Corr's point was well made, as are all his points.

Humbled, but grateful for the humbling, I set about an exhaustive study of the competitive records of both men. Lo, but it produced more bad news for the elder gruff.

Jack Charlton supervised 57 competitive games on our behalf, and much as we enjoyed it all our view of his record was coloured by the poverty of all that had gone before. Out of those 57 games, we won 25, drew 21 and lost the rest. Using the perfectly fine three points for a win, one point for a draw system, this gave him 96 points out of a possible 177, or 54.2 per cent of all the points he might have collected.

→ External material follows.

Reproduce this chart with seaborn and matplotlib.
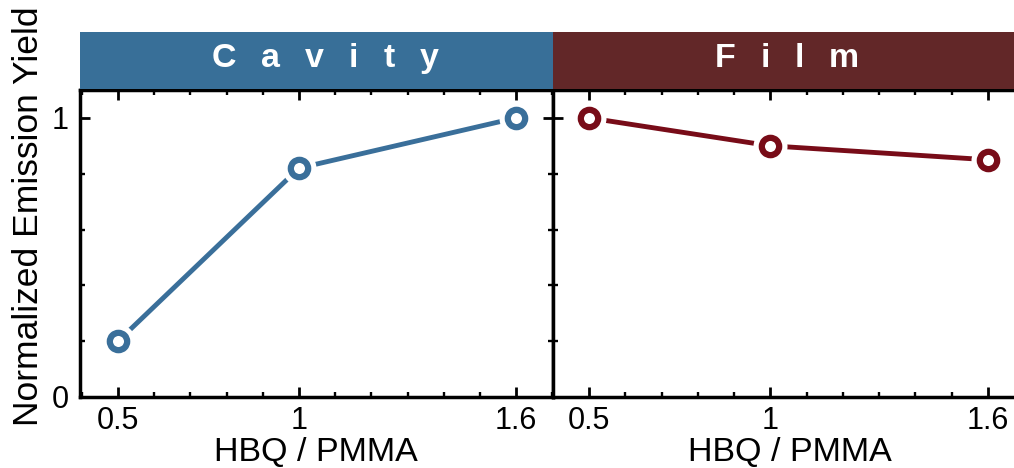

Yon lad from Barnsley, though, has been at the tiller for 36 competitive games. We have won 18 of these and drawn 12. Of the 108 points we might have won we have claimed 66.

That's a whopping 61.1 per cent. You might also take into account that the more recent team have played sweeter football, have not come together as successful professionals in their prime but rather have grown from a troubled transition team to recently-troubled World Cup team. They play in an environment wherein second place no longer guarantees automatic qualification. All in all, as I will be telling the Football Corr this morning, Jack is the weakest link. Mick wins.

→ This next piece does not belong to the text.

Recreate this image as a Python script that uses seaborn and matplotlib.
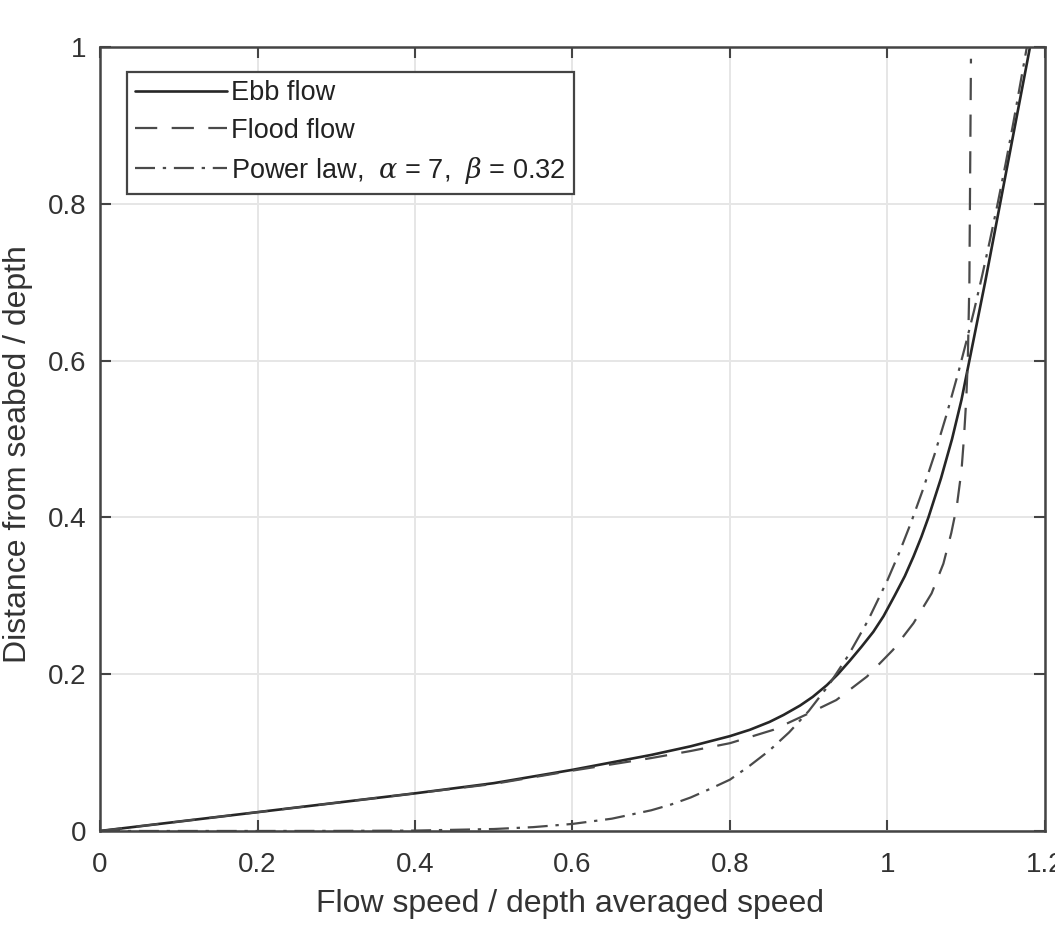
import matplotlib
matplotlib.use("Agg")
import matplotlib.pyplot as plt
import seaborn as sns
import pandas as pd

# values
ebb_speed = [0.0, 0.1, 0.2, 0.3, 0.4, 0.5, 0.6, 0.7, 0.75, 0.8, 0.825, 0.85, 0.868,
             0.889, 0.905, 0.923, 0.937, 0.952, 0.967, 0.982, 0.995, 1.009, 1.022,
             1.033, 1.043, 1.052, 1.06, 1.068, 1.075, 1.082, 1.094, 1.104, 1.114,
             1.124, 1.143, 1.162, 1.181]
ebb_height = [0.0, 0.012, 0.024, 0.036, 0.048, 0.061, 0.078, 0.097, 0.108, 0.121,
              0.129, 0.139, 0.148, 0.16, 0.171, 0.186, 0.2, 0.217, 0.235, 0.254,
              0.274, 0.3, 0.325, 0.35, 0.375, 0.4, 0.425, 0.45, 0.475, 0.5, 0.55,
              0.6, 0.65, 0.7, 0.8, 0.9, 1.0]

flood_speed = [0.0, 0.1, 0.2, 0.3, 0.4, 0.5, 0.6, 0.7, 0.75, 0.8, 0.855, 0.9, 0.935,
               0.974, 1.007, 1.033, 1.056, 1.071, 1.081, 1.088, 1.094, 1.097, 1.1,
               1.102, 1.104, 1.106]
flood_height = [0.0, 0.012, 0.024, 0.036, 0.048, 0.06, 0.077, 0.093, 0.102, 0.112,
                0.129, 0.15, 0.167, 0.197, 0.231, 0.265, 0.303, 0.341, 0.38, 0.414,
                0.46, 0.5, 0.55, 0.6, 0.7, 0.985]

power_speed = [0.0, 0.2, 0.3, 0.4, 0.5, 0.55, 0.6, 0.65, 0.7, 0.725, 0.75, 0.775,
               0.8, 0.825, 0.85, 0.875, 0.9, 0.925, 0.95, 0.975, 1.0, 1.015, 1.03,
               1.045, 1.06, 1.075, 1.09, 1.1, 1.11, 1.12, 1.13, 1.14, 1.15, 1.16,
               1.177]
power_height = [0.0, 0.0, 0.0001, 0.0005, 0.0025, 0.0049, 0.009, 0.0157, 0.0264,
                0.0337, 0.0427, 0.0538, 0.0655, 0.0832, 0.1026, 0.1257, 0.153,
                0.1855, 0.2235, 0.268, 0.32, 0.3551, 0.3936, 0.4354, 0.481, 0.531,
                0.585, 0.6236, 0.664, 0.7074, 0.753, 0.8007, 0.851, 0.9043, 1.0]

x_ticks = [0, 0.2, 0.4, 0.6, 0.8, 1.0, 1.2]
x_tick_labels = ["0", "0.2", "0.4", "0.6", "0.8", "1", "1.2"]
y_ticks = [0, 0.2, 0.4, 0.6, 0.8, 1.0]
y_tick_labels = ["0", "0.2", "0.4", "0.6", "0.8", "1"]

series_names = ["Ebb flow", "Flood flow",
                r"Power law,  $\alpha$ = 7,  $\beta$ = 0.32"]


def build_frame():
    parts = []
    for name, xs, ys in zip(series_names,
                            [ebb_speed, flood_speed, power_speed],
                            [ebb_height, flood_height, power_height]):
        parts.append(pd.DataFrame({"speed": xs, "height": ys, "series": name}))
    return pd.concat(parts, ignore_index=True)


sns.set_theme(style="white")
plt.rcParams["font.family"] = ["Liberation Sans", "DejaVu Sans"]
plt.rcParams["mathtext.fontset"] = "dejavuserif"

df = build_frame()

fig = plt.figure(figsize=(10.55, 9.34), dpi=100)
ax = fig.add_axes([0.0948, 0.1103, 0.8957, 0.8394])

styles = {
    series_names[0]: dict(color="#262626", linestyle="-", linewidth=1.9),
    series_names[1]: dict(color="#4a4a4a", linestyle=(0, (10, 6.5)), linewidth=1.6),
    series_names[2]: dict(color="#4a4a4a", linestyle=(0, (9, 3.5, 1.5, 3.5)),
                          linewidth=1.6),
}

for name in series_names:
    sub = df[df["series"] == name]
    sns.lineplot(data=sub, x="speed", y="height", ax=ax, sort=False,
                 estimator=None, label=name, **styles[name])

ax.set_xlim(0, 1.2)
ax.set_ylim(0, 1)
ax.set_xticks(x_ticks)
ax.set_xticklabels(x_tick_labels)
ax.set_yticks(y_ticks)
ax.set_yticklabels(y_tick_labels)
ax.grid(True, color="#e6e6e6", linewidth=1.4)
ax.set_axisbelow(True)

ax.tick_params(direction="in", length=8, width=1.5, color="#444444",
               labelsize=20, labelcolor="#333333", top=True, right=True,
               bottom=True, left=True)
ax.tick_params(axis="y", pad=10)
ax.tick_params(axis="x", pad=15)
for spine in ax.spines.values():
    spine.set_color("#444444")
    spine.set_linewidth(1.8)

ax.set_xlabel("Flow speed / depth averaged speed", fontsize=23, color="#333333")
ax.set_ylabel("Distance from seabed / depth", fontsize=23, color="#333333")
ax.xaxis.set_label_coords(0.497, -0.074)
ax.yaxis.set_label_coords(-0.071, 0.481)

leg = ax.legend(loc="upper left", bbox_to_anchor=(0.0286, 0.968), fontsize=19.5,
                fancybox=False, framealpha=1, edgecolor="#444444",
                handlelength=3.4, handletextpad=0.15, borderpad=0.3,
                labelspacing=0.42, borderaxespad=0)
leg.get_frame().set_linewidth(1.6)
for text in leg.get_texts():
    text.set_color("#222222")

fig.savefig("out.png", dpi=100)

And this week, joy of joys, Mick has been returned to us in full technicolour grumpiness. The Stepford Wives version of Mick who sailed serenely through Saipan and Izumo has at last been sent back to the manufacturers. On Wednesday, after the Germany game, he wondered peevishly what we'd all be saying if his team had lost both games 1-0. We'd have been saying goodbye, of course, but that's how it works.

On Saturday, he had his studs up and was defending Hartey and Breeny from any sort of criticism, constructive or not. Then, annoyed apparently at the poor showing at that press conference (it was Saturday and we dailies weren't on duty), he cancelled his Sunday conference. Too many hacks. Too few hacks. Neither is as good as no hacks.

He's better than Jack and he's grumpier than Jack. If we win the competition he might have a total nark-out, deck a few of us, run amok on our laptops, be snide about our grammar. In that circumstance, he may never smile again. It's the stuff of dreams.